President Obama: Unemployment Will Reach 10 Percent

DC social lion Al Hunt's interview with President Obama was interesting in he admitted that U.S. unemployment would eventually reach 10 percent. From Bloomberg:

"President Barack Obama offered stern words for Wall Street and a prediction of 10 percent U.S. unemployment even as he said the 'engines' of an economic recovery have begun to turn.

"'Wall Street seems to maybe have a shorter memory about how close we were to the abyss than I would have expected,' Obama said, referring to criticism of the government’s growing role in the economy and markets.

"Obama, in an interview with Bloomberg News on the eve of the release of his plan to revamp financial-market regulation, voiced confidence the economy would recover soon, while warning that robust growth was needed if the U.S. is to rein in its budget deficit without raising taxes on most Americans.

"'You’re starting to see the engines of the economy turn,' Obama said. Still, he said, 'It’s going to take a long time' for a full-fledged recovery as households work off the debt accumulated during the real estate boom.

"The jobless rate will continue to climb from its current 25-year high of 9.4 percent as employers are slow to take on new workers, the president said. 'Jobs are a lagging indicator,' he said, while adding that he didn’t have 'a crystal ball' to predict when unemployment will start to decline.

ABC News's Jake Tapper and Karen Travers note:

"In January, the incoming administration predicted in a white paper study that without a huge stimulus package, unemployment would reach just over 8%, and would be contained at under 8% with a stimulus package.

"(When asked about this discrepancy, one of the authors of the study – Jared Bernstein, the top economic adviser to Vice President Biden – recently said that 'when we made our initial estimates, that was before we had fourth-quarter results on GDP, which we later found out was contracting at an annual rate of 6 percent, far worse than we expected at that time.' The bottom line, Bernstein said, is that without the stimulus the unemployment rate 'would have been between 1.5 and 2 points higher than it otherwise will be.')

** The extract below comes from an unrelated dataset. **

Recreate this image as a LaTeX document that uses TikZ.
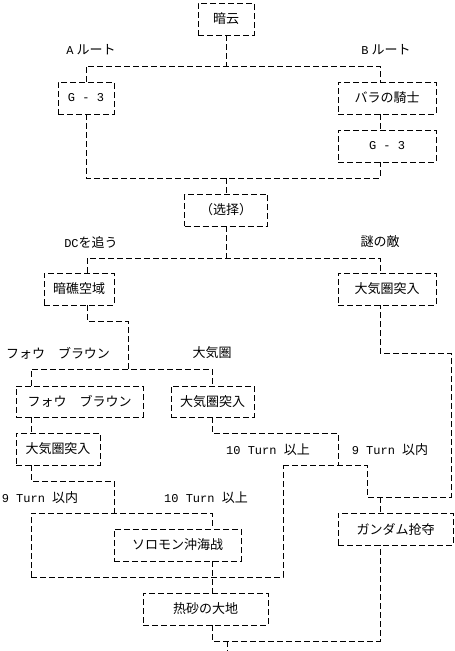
\documentclass[tikz,border=0pt]{standalone}
\usepackage{fontspec}
\setmainfont{Noto Sans CJK JP}
\newfontfamily\monofnt{Liberation Mono}
\newcommand\mtx[1]{{\monofnt\fontsize{12pt}{12pt}\selectfont #1}}
\begin{document}
\begin{tikzpicture}[x=1pt,y=-1pt,
  dl/.style={dash pattern=on 6pt off 3pt, line width=0.8pt},
  box/.style={draw, dl, minimum height=32pt, inner sep=0pt, font=\fontsize{13pt}{13pt}\selectfont},
  lbl/.style={inner sep=0pt, font=\fontsize{13pt}{13pt}\selectfont}]
\useasboundingbox[fill=white] (0,0) rectangle (455,651);
% boxes
\node[box, minimum width=56pt] (yun) at (226,19) {暗云};
\node[box, minimum width=56pt] (g3a) at (86,98) {\mtx{G - 3}};
\node[box, minimum width=98pt] (bara) at (387,98) {バラの騎士};
\node[box, minimum width=98pt] (g3b) at (387,146) {\mtx{G - 3}};
\node[box, minimum width=83pt] (sentaku) at (226,210) {（选择）};
\node[box, minimum width=70pt] (anshou) at (79,289) {暗礁空域};
\node[box, minimum width=98pt] (taiki1) at (387,289) {大気圏突入};
\node[box, minimum width=127pt, minimum height=31pt] (fou) at (79.5,401.5) {フォウ　ブラウン};
\node[box, minimum width=83pt, minimum height=31pt] (taiki2) at (212.5,401.5) {大気圏突入};
\node[box, minimum width=84pt] (taiki3) at (58,449) {大気圏突入};
\node[box, minimum width=127pt] (solomon) at (177.5,545) {ソロモン沖海战};
\node[box, minimum width=125pt] (nessa) at (205.5,609) {热砂の大地};
\node[box, minimum width=115pt] (gundam) at (395.5,529) {ガンダム抢夺};
% labels
\node[lbl] (la) at (91,50) {\mtx{A} ルート};
\node[lbl] (lb) at (386,50) {\mtx{B} ルート};
\node[lbl] (ldc) at (91,242) {\mtx{DC}を追う};
\node[lbl] (lnazo) at (380,242) {謎の敵};
\node[lbl] (lfou) at (58,353) {フォウ　ブラウン};
\node[lbl] (ltaiki) at (212,353) {大気圏};
\node[lbl] (l9a) at (40,498) {\mtx{9 Turn }以内};
\node[lbl] (l10a) at (206,498) {\mtx{10 Turn }以上};
\node[lbl] (l10b) at (268,450) {\mtx{10 Turn }以上};
\node[lbl] (l9b) at (390,450) {\mtx{9 Turn }以内};
% junction coordinates
\coordinate (jA) at (86,66); \coordinate (jB) at (380,66);
\coordinate (jC) at (86,178); \coordinate (jD) at (380,178);
\coordinate (jE) at (87,258); \coordinate (jF) at (380,258);
\coordinate (k1) at (87,321); \coordinate (k2) at (128,321); \coordinate (k3) at (128,369);
\coordinate (k4) at (31,369); \coordinate (k5) at (212,369);
\coordinate (m1) at (31,481); \coordinate (m2) at (114,481); \coordinate (m3) at (114,513);
\coordinate (m4) at (31,513); \coordinate (m5) at (212,513); \coordinate (m6) at (31,577);
\coordinate (m7) at (283,577); \coordinate (m8) at (283,465);
\coordinate (n1) at (212,433); \coordinate (n2) at (338,433); \coordinate (n3) at (338,465);
\coordinate (n4) at (367,465); \coordinate (n5) at (367,497); \coordinate (n6) at (451,497);
\coordinate (n7) at (451,353); \coordinate (n8) at (380,353); \coordinate (n9) at (380,497);
\coordinate (p1) at (212,641); \coordinate (p2) at (380,641);
\coordinate (p3) at (227,641); \coordinate (p4) at (227,651);
% connectors
\draw[dl] (yun.south -| 226,0) -- (jA -| yun.south);
\draw[dl] (jA |- g3a.north) -- (jA) -- (jB) -- (jB |- bara.north);
\draw[dl] (jB |- bara.south) -- (jB |- g3b.north);
\draw[dl] (jC |- g3a.south) -- (jC) -- (jD) -- (jD |- g3b.south);
\draw[dl] (jC -| yun.south) -- (sentaku.north -| yun.south);
\draw[dl] (sentaku.south -| yun.south) -- (jE -| yun.south);
\draw[dl] (jE |- anshou.north) -- (jE) -- (jF) -- (jF |- taiki1.north);
\draw[dl] (k1 |- anshou.south) -- (k1) -- (k2) -- (k3);
\draw[dl] (k4 |- fou.north) -- (k4) -- (k5) -- (k5 |- taiki2.north);
\draw[dl] (k4 |- fou.south) -- (k4 |- taiki3.north);
\draw[dl] (m1 |- taiki3.south) -- (m1) -- (m2) -- (m3);
\draw[dl] (m6) -- (m4) -- (m5) -- (m5 |- solomon.north);
\draw[dl] (m6) -- (m7) -- (m8);
\draw[dl] (m5 |- solomon.south) -- (m5 |- nessa.north);
\draw[dl] (n1 |- taiki2.south) -- (n1) -- (n2) -- (n3);
\draw[dl] (m8) -- (n4) -- (n5) -- (n6) -- (n7) -- (n8) -- (n8 |- taiki1.south);
\draw[dl] (n9) -- (n9 |- gundam.north);
\draw[dl] (p1 |- nessa.south) -- (p1) -- (p2) -- (p2 |- gundam.south);
\draw[dl] (p3) -- (p4);
\end{tikzpicture}
\end{document}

The timing is curious though the message, unfortunately, was not. Most political watchers know that the unelmployment rate will top 10 percent. At a Meet the Press roundtable on April 19, 2009, guests Fmr. Rep. Harold Ford, Jr. (D-TN), Fmr. House Majority Leader Dick Armey (R-TX), Time Magazine's Rick Stengel, The Washington Post's Steven Pearlstein and Fortune Magazine's Nina Easton all came to pretty much the same conclusion:

"MR. GREGORY: I want to follow up on one point, this question of recovery. We know that unemployment is something that lags. So if the recession were to end, say this fall, as some forecasters think it will, when do you think unemployment would actually peak?

"MR. PEARLSTEIN: Not till the end of next year at the earliest.

"MR. GREGORY: So it could take an additional year...

"MR. PEARLSTEIN: Yes, sir.

"MR. GREGORY: ...of job losses. That's pretty frightening.

"MR. STENGEL: And then people--by the way, we call it a lagging indicator. You lose your job, you're not a lagging indicator. You are in serious trouble.


"MR. STENGEL: And the thing is...

"MR. PEARLSTEIN: You're a present indicator.

"MS. EASTON: Right.

"MR. STENGEL: Well, that's right, you're a present indicator. And the point is, is we're, we're thinking, "Oh, the economy will be healthy but unemployment will go up to 10 percent." I mean, does anybody here at this table think it's not going to go up to 10 percent?


"MR. STENGEL: Everybody does.

"MR. GREGORY: Right."

At present American unemployment is 9.4 percent. Other numbers: Nevada's unemployment is at a record 11.3 percent, Missouri's unemployment is at 9 percent, Michigan's unemployment rate is at 12.9%, California is at 11% and the unemployment rate for African American workers is now at 14.9 percent.